I have been with you. I will fix a place for my people Israel. God lays down no conditions here. David
did not earn this promise.
- I need to transform my cosmology, my approach to time. For God is ahead of us – that is the meaning of Advent. God is final master of what is and what will be. In the preamble
to our nation’s constitution it says: “Secure the blessings of liberty to ourselves and our posterity.” But for all our good faith and efforts we cannot guarantee that our descendants will
inherit or even respect these blessings.
- God is the bestower of blessings and promises. If David
wants to build a dwelling place for God, God is going to return the favor even more generously. The Lord will establish a house – that is, a dynasty that shall endure forever before me.
- The reading looks ahead to the Gospel, where the angel announces another eternal kingdom, fulfilled
in Mary’s child. Here the promise reads: Your kingdom shall endure forever
before me.
- Climax: The Lord will establish a house for you. It begins from here and builds to the end of the reading.
- Message for our assembly: Here we are in Advent, where we celebrate
the times and the seasons, remembering in faith that we are on the verge of really great events, awaiting the final days when
God takes charge. We are flooded with new calendars for our latest year. Are we agile enough to adapt to God’s calendar?
- I will challenge myself: to echo the words of assurance that I hear,
to tell my listeners that this is the way God favors his children.
2.
Romans 16, 25-27
- It is the final part of Romans that I hear. It is also one of the apostle’s
long sentences that will be very short and out of people’s live recollection unless I read it with understanding. Just because the liturgy commission decided for its own reasons to leave it as one
sentence does not mean that I have to read it as such.
- For example, I think two substantial pauses are necessary, one after proclamation of Jesus Christ,
and another after obedience of faith. One or two lesser pauses would help people catch up to the cosmic imaging the apostle
gives us: mystery kept secret for long ages, manifested through the prophetic
writings and made known to all nations.
We need to stretch our sense of time and place, to achieve a time that embraces all times and a place that contains
all places.
- To him who can strengthen you. God is glorified
when we realize our full strength (in our weakness, too, as the apostle reminded us in another place), when the good news
is proclaimed and made known to all nations.
- My gospel is the proclamation of Jesus Christ.
And so the word ‘and’ between ‘gospel’ and ‘proclamation’ is superfluous. I will pay it little attention.
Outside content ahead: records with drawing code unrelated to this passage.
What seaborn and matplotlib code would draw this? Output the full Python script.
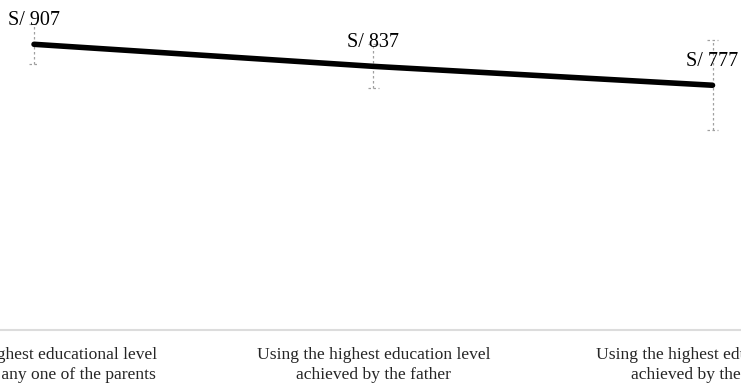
import matplotlib
matplotlib.use("Agg")
import matplotlib.pyplot as plt
import seaborn as sns
import numpy as np
import pandas as pd

categories = [
    "Using the highest educational level\nachieved by any one of the parents",
    "Using the highest education level\nachieved by the father",
    "Using the highest education level\nachieved by the mother",
]
values = [907, 837, 777]
errors = [63, 70, 143]
labels = ["S/ 907", "S/ 837", "S/ 777"]

sns.set_style("white")
plt.rcParams['font.family'] = ['Liberation Serif', 'DejaVu Serif']

fig = plt.figure(figsize=(7.41, 3.86), dpi=100)
W, H = 741, 386
ax = fig.add_axes([-135.6 / W, 56 / H, 1017.75 / W, 315 / H])

df = pd.DataFrame({"pos": np.arange(len(values)), "value": values, "err": errors})
pos = df["pos"].to_numpy()
val = df["value"].to_numpy()
err = df["err"].to_numpy()

# error bars (dotted, gray)
ax.vlines(pos, val - err, val + err, colors="#a0a0a0", linewidth=0.9,
          linestyles=(0, (2, 2)), zorder=1)
cap = 0.016
ax.hlines(val + err, pos - cap, pos + cap, colors="#a0a0a0", linewidth=0.9,
          linestyles=(0, (2, 2)), zorder=1)
ax.hlines(val - err, pos - cap, pos + cap, colors="#a0a0a0", linewidth=0.9,
          linestyles=(0, (2, 2)), zorder=1)

sns.lineplot(data=df, x="pos", y="value", color="black", linewidth=4.0,
             ax=ax, zorder=3, solid_capstyle="round")

for p, v, lbl in zip(pos, val, labels):
    ax.annotate(lbl, (p, v), xytext=(0, 14), textcoords="offset points",
                ha="center", va="baseline", fontsize=14.5, color="black")

ax.set_xlim(-0.5, 2.5)
ax.set_ylim(0, 1000)
ax.set_xticks(pos)
ax.set_xticklabels(categories, fontsize=12.6, linespacing=1.3)
ax.tick_params(axis="x", length=0, pad=12.5)
ax.set_yticks([])
ax.set_xlabel("")
ax.set_ylabel("")
for s in ["left", "top", "right"]:
    ax.spines[s].set_visible(False)
ax.spines["bottom"].set_color("#dcdcdc")
ax.spines["bottom"].set_linewidth(1.5)

fig.savefig("out.png", dpi=100)
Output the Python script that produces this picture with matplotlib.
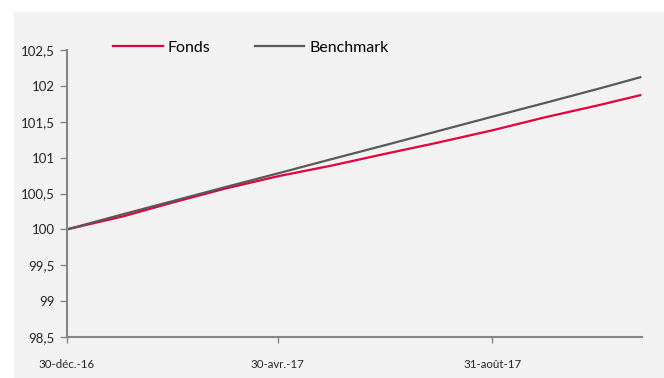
import numpy as np
import pandas as pd
import matplotlib
matplotlib.use("Agg")
import matplotlib.pyplot as plt
from matplotlib.patches import Rectangle

# dates de fin de mois
dates = pd.to_datetime(["2016-12-30", "2017-01-31", "2017-02-28", "2017-03-31",
                        "2017-04-30", "2017-05-31", "2017-06-30", "2017-07-31",
                        "2017-08-31", "2017-09-30", "2017-10-31", "2017-11-24"])
fonds = [100.00, 100.18, 100.37, 100.57, 100.74, 100.89,
         101.05, 101.21, 101.38, 101.56, 101.73, 101.87]
benchmark = [100.00, 100.21, 100.39, 100.59, 100.78, 100.98,
             101.17, 101.37, 101.57, 101.76, 101.96, 102.12]

# graduations
yticks = [98.5, 99, 99.5, 100, 100.5, 101, 101.5, 102, 102.5]
ylabels = ["98,5", "99", "99,5", "100", "100,5", "101", "101,5", "102", "102,5"]
xticks = pd.to_datetime(["2016-12-30", "2017-04-30", "2017-08-31"])
xlabels = ["30-déc.-16", "30-avr.-17", "31-août-17"]

plt.rcParams['font.family'] = ['Lato', 'DejaVu Sans']

fig = plt.figure(figsize=(6.64, 3.78), dpi=100)
fig.patch.set_facecolor("white")
fig.patches.append(Rectangle((14/664, 0), 1, 1 - 12/378, transform=fig.transFigure,
                             color="#f2f2f2", zorder=-1))
ax = fig.add_axes([67/664, 41/378, 575/664, 287/378])
ax.set_facecolor("none")

ax.plot(dates, fonds, color="#e4003a", lw=1.6, label="Fonds")
ax.plot(dates, benchmark, color="#595959", lw=1.6, label="Benchmark")

ax.set_ylim(98.5, 102.5)
ax.set_xlim(pd.Timestamp("2016-12-30"), pd.Timestamp("2017-11-25"))
ax.set_yticks(yticks)
ax.set_yticklabels(ylabels)
ax.set_xticks(xticks)
ax.set_xticklabels(xlabels)

for s in ["top", "right"]:
    ax.spines[s].set_visible(False)
for s in ["left", "bottom"]:
    ax.spines[s].set_color("#868686")
    ax.spines[s].set_linewidth(1.5)
ax.tick_params(axis="y", colors="#868686", labelcolor="#262626", length=5,
               width=1, labelsize=9.5, pad=4)
ax.tick_params(axis="x", colors="#868686", labelcolor="#262626", length=4,
               width=1, labelsize=8.3, pad=11.5)

fig.legend(loc="center left", bbox_to_anchor=(113/664, 1 - 48/378), ncol=2,
           frameon=False, fontsize=11.5, handlelength=3.1, handletextpad=0.3,
           columnspacing=2.8, borderpad=0, borderaxespad=0)

fig.savefig("out.png", dpi=100)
- Listen to all the words that refer to proclamation: revelation, manifestation, making
known. This reading presumes that God proclaims fully and we participate
in it.
- Central point: The passage is a doxology. This is clear
in the final phrase, and I will build my acclamation throughout until I reach the end.
To the only wise God, through Jesus Christ, be glory forever and ever.
- The message for our assembly: We are participants in spreading the gospel. Members
from many nations are listening to me today, and they will play a large part in making the revelation known to all nations. If not us, who will do it?
- I will challenge myself: To turn this unnecessarily complex literal translation into a crisp set of marching orders
for our church.
Gospel.
Luke 1, 26-38
- We hear the story of the Annunciation of Gabriel to Mary at least once a year in our weekly masses, and more often
when we pray the rosary. What can I do to make our assembly listen and plumb
the beauty of the story once more?
- I can begin with Gabriel, the angel with the sounding trumpet identified in the Book of Daniel with the decisive time
of God’s final revelation. Mary was greatly troubled – did
she react this way because she recognized Gabriel?
- The angel was sent from God to visit a young woman engaged but before her childbearing time
was to begin. So Mary is found outside the expected pattern of woman’s
fecundity, as were Sarah, Hannah and Elizabeth, your relative.
- The angel visits a town in the provinces, far from Judea and the holy city. That
is another reason she may be surprised (a better word than troubled?), by living away from the public eye. Guadalupe, Lourdes, Fatima were such places.
- Luke intends here to explain something about Jesus. As
divine, he must not be revealed as such only in his adult years when visionaries like John the Baptist discovered him. People could have known the truth from the beginning of his infancy, even earlier
(as we believe the prophets did). They only needed to listen and look, as Mary
did. She pondered what sort of greeting this could be.
- You will conceive in your womb and bear a son, and you shall name him Jesus. I remember that in ancient times males were thought to beget and females considered as recipients and bearers
of the seed.
- The angel does not request. It will take place: You will conceive. By the Lord has this been done. And people accept the invitation despite their unfitness.
- Those who have fixed the present text may let their nostalgia for ‘timeless wordings’ cloud their sense
of what we receive and treasure. I am not taken in. All these ‘beholds’ and ‘handmaids’ are throwbacks that insult our own ability
to express and sing the Lord of all history. I do not emphasize any of these
archaisms, but I do take my time around them. Mary is not the submissive servant
girl but the willing partner, the instrument of God.
- Climax: Nothing will be impossible for God. Mary knows this. Do we?
- Message for our assembly: Will we recognize that Jesus is fully man and fully divine, ruling over the house of Jacob
forever? A child is born to us!
- I will challenge myself: To make the name of Nazareth ring in our hearts. This birth has eternal implications.